• **What to do**
Provide the data again in its entirety, exactly as given.
--- Dataset records ---
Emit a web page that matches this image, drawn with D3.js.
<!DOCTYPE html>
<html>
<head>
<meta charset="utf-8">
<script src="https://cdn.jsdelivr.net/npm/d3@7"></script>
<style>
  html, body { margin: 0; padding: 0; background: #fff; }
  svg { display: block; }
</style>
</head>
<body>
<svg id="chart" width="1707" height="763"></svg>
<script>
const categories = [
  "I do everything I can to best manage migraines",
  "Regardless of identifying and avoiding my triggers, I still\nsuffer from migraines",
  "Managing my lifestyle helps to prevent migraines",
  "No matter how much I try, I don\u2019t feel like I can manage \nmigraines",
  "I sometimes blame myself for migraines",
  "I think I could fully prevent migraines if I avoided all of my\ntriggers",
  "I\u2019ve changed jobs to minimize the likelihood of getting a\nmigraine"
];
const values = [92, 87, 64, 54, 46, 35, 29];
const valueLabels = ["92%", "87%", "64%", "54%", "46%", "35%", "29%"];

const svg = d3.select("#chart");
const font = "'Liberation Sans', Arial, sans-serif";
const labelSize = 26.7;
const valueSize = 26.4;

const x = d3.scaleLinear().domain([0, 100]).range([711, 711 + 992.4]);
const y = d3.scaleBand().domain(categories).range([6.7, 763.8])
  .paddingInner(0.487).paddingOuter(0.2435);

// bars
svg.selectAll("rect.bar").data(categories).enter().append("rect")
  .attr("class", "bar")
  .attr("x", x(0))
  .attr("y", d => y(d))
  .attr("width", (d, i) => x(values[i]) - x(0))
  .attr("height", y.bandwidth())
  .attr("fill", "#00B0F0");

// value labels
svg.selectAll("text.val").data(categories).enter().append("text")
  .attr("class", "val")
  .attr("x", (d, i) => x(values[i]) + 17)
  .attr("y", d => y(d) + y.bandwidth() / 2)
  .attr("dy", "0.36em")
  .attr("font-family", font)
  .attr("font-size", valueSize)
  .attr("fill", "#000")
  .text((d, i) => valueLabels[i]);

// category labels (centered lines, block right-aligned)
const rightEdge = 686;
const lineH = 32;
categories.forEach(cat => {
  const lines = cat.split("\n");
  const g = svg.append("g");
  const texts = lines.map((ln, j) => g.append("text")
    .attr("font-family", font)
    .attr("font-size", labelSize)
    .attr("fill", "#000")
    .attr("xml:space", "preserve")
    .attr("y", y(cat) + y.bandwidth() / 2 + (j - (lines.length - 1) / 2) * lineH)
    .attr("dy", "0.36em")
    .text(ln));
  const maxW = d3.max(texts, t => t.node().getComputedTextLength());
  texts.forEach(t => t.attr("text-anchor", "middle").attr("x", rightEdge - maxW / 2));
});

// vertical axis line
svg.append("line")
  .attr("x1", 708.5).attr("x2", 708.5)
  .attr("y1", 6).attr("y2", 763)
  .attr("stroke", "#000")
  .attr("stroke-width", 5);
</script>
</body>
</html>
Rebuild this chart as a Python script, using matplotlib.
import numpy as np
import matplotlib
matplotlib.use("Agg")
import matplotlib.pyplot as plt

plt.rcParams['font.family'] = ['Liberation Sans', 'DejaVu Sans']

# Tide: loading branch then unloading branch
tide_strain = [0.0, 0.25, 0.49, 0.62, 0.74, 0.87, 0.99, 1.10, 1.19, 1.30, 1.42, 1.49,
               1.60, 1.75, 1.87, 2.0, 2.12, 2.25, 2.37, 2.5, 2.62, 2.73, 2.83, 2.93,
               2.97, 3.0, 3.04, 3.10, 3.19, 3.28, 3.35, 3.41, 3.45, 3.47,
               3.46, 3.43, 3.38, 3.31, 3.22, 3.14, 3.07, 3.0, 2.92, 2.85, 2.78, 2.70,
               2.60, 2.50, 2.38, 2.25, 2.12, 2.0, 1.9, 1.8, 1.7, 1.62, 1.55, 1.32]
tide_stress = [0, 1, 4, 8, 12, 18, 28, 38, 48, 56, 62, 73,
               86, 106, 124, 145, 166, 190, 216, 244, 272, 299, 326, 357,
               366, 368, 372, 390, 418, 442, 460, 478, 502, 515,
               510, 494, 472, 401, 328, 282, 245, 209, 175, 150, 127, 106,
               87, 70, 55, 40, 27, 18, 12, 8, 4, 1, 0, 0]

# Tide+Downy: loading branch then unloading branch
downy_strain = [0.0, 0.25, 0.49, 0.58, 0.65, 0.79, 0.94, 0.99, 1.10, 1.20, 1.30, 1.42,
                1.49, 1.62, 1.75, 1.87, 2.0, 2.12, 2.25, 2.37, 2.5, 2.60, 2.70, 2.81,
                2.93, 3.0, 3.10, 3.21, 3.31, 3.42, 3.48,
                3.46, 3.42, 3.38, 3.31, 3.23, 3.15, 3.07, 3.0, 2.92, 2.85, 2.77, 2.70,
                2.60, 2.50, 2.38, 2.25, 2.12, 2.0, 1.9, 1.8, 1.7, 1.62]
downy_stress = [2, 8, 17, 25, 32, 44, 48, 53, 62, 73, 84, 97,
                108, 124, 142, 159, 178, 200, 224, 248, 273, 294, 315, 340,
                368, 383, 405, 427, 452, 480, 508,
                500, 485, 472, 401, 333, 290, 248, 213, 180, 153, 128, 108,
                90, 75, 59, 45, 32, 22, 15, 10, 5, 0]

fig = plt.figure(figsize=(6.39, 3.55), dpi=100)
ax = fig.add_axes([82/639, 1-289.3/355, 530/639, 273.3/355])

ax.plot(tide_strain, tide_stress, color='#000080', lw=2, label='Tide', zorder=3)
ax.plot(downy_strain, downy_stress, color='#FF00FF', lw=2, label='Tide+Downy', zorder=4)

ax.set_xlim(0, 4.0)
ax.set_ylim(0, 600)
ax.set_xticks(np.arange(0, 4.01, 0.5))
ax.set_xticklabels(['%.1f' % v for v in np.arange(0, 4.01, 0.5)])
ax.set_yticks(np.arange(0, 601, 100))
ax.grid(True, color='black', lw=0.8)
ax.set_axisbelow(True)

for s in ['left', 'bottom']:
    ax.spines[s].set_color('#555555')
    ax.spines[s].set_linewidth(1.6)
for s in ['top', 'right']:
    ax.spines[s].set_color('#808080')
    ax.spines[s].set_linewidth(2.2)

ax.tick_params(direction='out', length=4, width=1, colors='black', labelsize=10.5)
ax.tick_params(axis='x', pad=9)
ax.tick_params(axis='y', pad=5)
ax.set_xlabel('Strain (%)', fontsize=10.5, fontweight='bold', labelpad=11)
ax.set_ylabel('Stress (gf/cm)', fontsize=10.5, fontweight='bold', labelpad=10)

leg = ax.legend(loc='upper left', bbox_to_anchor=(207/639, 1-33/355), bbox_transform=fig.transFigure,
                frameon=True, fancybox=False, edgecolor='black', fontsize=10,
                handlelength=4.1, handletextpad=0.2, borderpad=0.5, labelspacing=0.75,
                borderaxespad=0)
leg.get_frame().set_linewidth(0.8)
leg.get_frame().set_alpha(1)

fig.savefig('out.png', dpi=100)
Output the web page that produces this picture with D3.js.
---
• **Output below**
Emit a web page that matches this image, drawn with D3.js.
<!DOCTYPE html>
<html>
<head>
<meta charset="utf-8">
<script src="https://cdn.jsdelivr.net/npm/d3@7"></script>
<style>
  html, body { margin: 0; padding: 0; background: #fff; }
  svg { display: block; }
</style>
</head>
<body>
<svg id="chart" width="1707" height="763"></svg>
<script>
const categories = [
  "I do everything I can to best manage migraines",
  "Regardless of identifying and avoiding my triggers, I still\nsuffer from migraines",
  "Managing my lifestyle helps to prevent migraines",
  "No matter how much I try, I don\u2019t feel like I can manage \nmigraines",
  "I sometimes blame myself for migraines",
  "I think I could fully prevent migraines if I avoided all of my\ntriggers",
  "I\u2019ve changed jobs to minimize the likelihood of getting a\nmigraine"
];
const values = [92, 87, 64, 54, 46, 35, 29];
const valueLabels = ["92%", "87%", "64%", "54%", "46%", "35%", "29%"];

const svg = d3.select("#chart");
const font = "'Liberation Sans', Arial, sans-serif";
const labelSize = 26.7;
const valueSize = 26.4;

const x = d3.scaleLinear().domain([0, 100]).range([711, 711 + 992.4]);
const y = d3.scaleBand().domain(categories).range([6.7, 763.8])
  .paddingInner(0.487).paddingOuter(0.2435);

// bars
svg.selectAll("rect.bar").data(categories).enter().append("rect")
  .attr("class", "bar")
  .attr("x", x(0))
  .attr("y", d => y(d))
  .attr("width", (d, i) => x(values[i]) - x(0))
  .attr("height", y.bandwidth())
  .attr("fill", "#00B0F0");

// value labels
svg.selectAll("text.val").data(categories).enter().append("text")
  .attr("class", "val")
  .attr("x", (d, i) => x(values[i]) + 17)
  .attr("y", d => y(d) + y.bandwidth() / 2)
  .attr("dy", "0.36em")
  .attr("font-family", font)
  .attr("font-size", valueSize)
  .attr("fill", "#000")
  .text((d, i) => valueLabels[i]);

// category labels (centered lines, block right-aligned)
const rightEdge = 686;
const lineH = 32;
categories.forEach(cat => {
  const lines = cat.split("\n");
  const g = svg.append("g");
  const texts = lines.map((ln, j) => g.append("text")
    .attr("font-family", font)
    .attr("font-size", labelSize)
    .attr("fill", "#000")
    .attr("xml:space", "preserve")
    .attr("y", y(cat) + y.bandwidth() / 2 + (j - (lines.length - 1) / 2) * lineH)
    .attr("dy", "0.36em")
    .text(ln));
  const maxW = d3.max(texts, t => t.node().getComputedTextLength());
  texts.forEach(t => t.attr("text-anchor", "middle").attr("x", rightEdge - maxW / 2));
});

// vertical axis line
svg.append("line")
  .attr("x1", 708.5).attr("x2", 708.5)
  .attr("y1", 6).attr("y2", 763)
  .attr("stroke", "#000")
  .attr("stroke-width", 5);
</script>
</body>
</html>
Rebuild this chart as a Python script, using matplotlib.
import numpy as np
import matplotlib
matplotlib.use("Agg")
import matplotlib.pyplot as plt

plt.rcParams['font.family'] = ['Liberation Sans', 'DejaVu Sans']

# Tide: loading branch then unloading branch
tide_strain = [0.0, 0.25, 0.49, 0.62, 0.74, 0.87, 0.99, 1.10, 1.19, 1.30, 1.42, 1.49,
               1.60, 1.75, 1.87, 2.0, 2.12, 2.25, 2.37, 2.5, 2.62, 2.73, 2.83, 2.93,
               2.97, 3.0, 3.04, 3.10, 3.19, 3.28, 3.35, 3.41, 3.45, 3.47,
               3.46, 3.43, 3.38, 3.31, 3.22, 3.14, 3.07, 3.0, 2.92, 2.85, 2.78, 2.70,
               2.60, 2.50, 2.38, 2.25, 2.12, 2.0, 1.9, 1.8, 1.7, 1.62, 1.55, 1.32]
tide_stress = [0, 1, 4, 8, 12, 18, 28, 38, 48, 56, 62, 73,
               86, 106, 124, 145, 166, 190, 216, 244, 272, 299, 326, 357,
               366, 368, 372, 390, 418, 442, 460, 478, 502, 515,
               510, 494, 472, 401, 328, 282, 245, 209, 175, 150, 127, 106,
               87, 70, 55, 40, 27, 18, 12, 8, 4, 1, 0, 0]

# Tide+Downy: loading branch then unloading branch
downy_strain = [0.0, 0.25, 0.49, 0.58, 0.65, 0.79, 0.94, 0.99, 1.10, 1.20, 1.30, 1.42,
                1.49, 1.62, 1.75, 1.87, 2.0, 2.12, 2.25, 2.37, 2.5, 2.60, 2.70, 2.81,
                2.93, 3.0, 3.10, 3.21, 3.31, 3.42, 3.48,
                3.46, 3.42, 3.38, 3.31, 3.23, 3.15, 3.07, 3.0, 2.92, 2.85, 2.77, 2.70,
                2.60, 2.50, 2.38, 2.25, 2.12, 2.0, 1.9, 1.8, 1.7, 1.62]
downy_stress = [2, 8, 17, 25, 32, 44, 48, 53, 62, 73, 84, 97,
                108, 124, 142, 159, 178, 200, 224, 248, 273, 294, 315, 340,
                368, 383, 405, 427, 452, 480, 508,
                500, 485, 472, 401, 333, 290, 248, 213, 180, 153, 128, 108,
                90, 75, 59, 45, 32, 22, 15, 10, 5, 0]

fig = plt.figure(figsize=(6.39, 3.55), dpi=100)
ax = fig.add_axes([82/639, 1-289.3/355, 530/639, 273.3/355])

ax.plot(tide_strain, tide_stress, color='#000080', lw=2, label='Tide', zorder=3)
ax.plot(downy_strain, downy_stress, color='#FF00FF', lw=2, label='Tide+Downy', zorder=4)

ax.set_xlim(0, 4.0)
ax.set_ylim(0, 600)
ax.set_xticks(np.arange(0, 4.01, 0.5))
ax.set_xticklabels(['%.1f' % v for v in np.arange(0, 4.01, 0.5)])
ax.set_yticks(np.arange(0, 601, 100))
ax.grid(True, color='black', lw=0.8)
ax.set_axisbelow(True)

for s in ['left', 'bottom']:
    ax.spines[s].set_color('#555555')
    ax.spines[s].set_linewidth(1.6)
for s in ['top', 'right']:
    ax.spines[s].set_color('#808080')
    ax.spines[s].set_linewidth(2.2)

ax.tick_params(direction='out', length=4, width=1, colors='black', labelsize=10.5)
ax.tick_params(axis='x', pad=9)
ax.tick_params(axis='y', pad=5)
ax.set_xlabel('Strain (%)', fontsize=10.5, fontweight='bold', labelpad=11)
ax.set_ylabel('Stress (gf/cm)', fontsize=10.5, fontweight='bold', labelpad=10)

leg = ax.legend(loc='upper left', bbox_to_anchor=(207/639, 1-33/355), bbox_transform=fig.transFigure,
                frameon=True, fancybox=False, edgecolor='black', fontsize=10,
                handlelength=4.1, handletextpad=0.2, borderpad=0.5, labelspacing=0.75,
                borderaxespad=0)
leg.get_frame().set_linewidth(0.8)
leg.get_frame().set_alpha(1)

fig.savefig('out.png', dpi=100)
Output the web page that produces this picture with D3.js.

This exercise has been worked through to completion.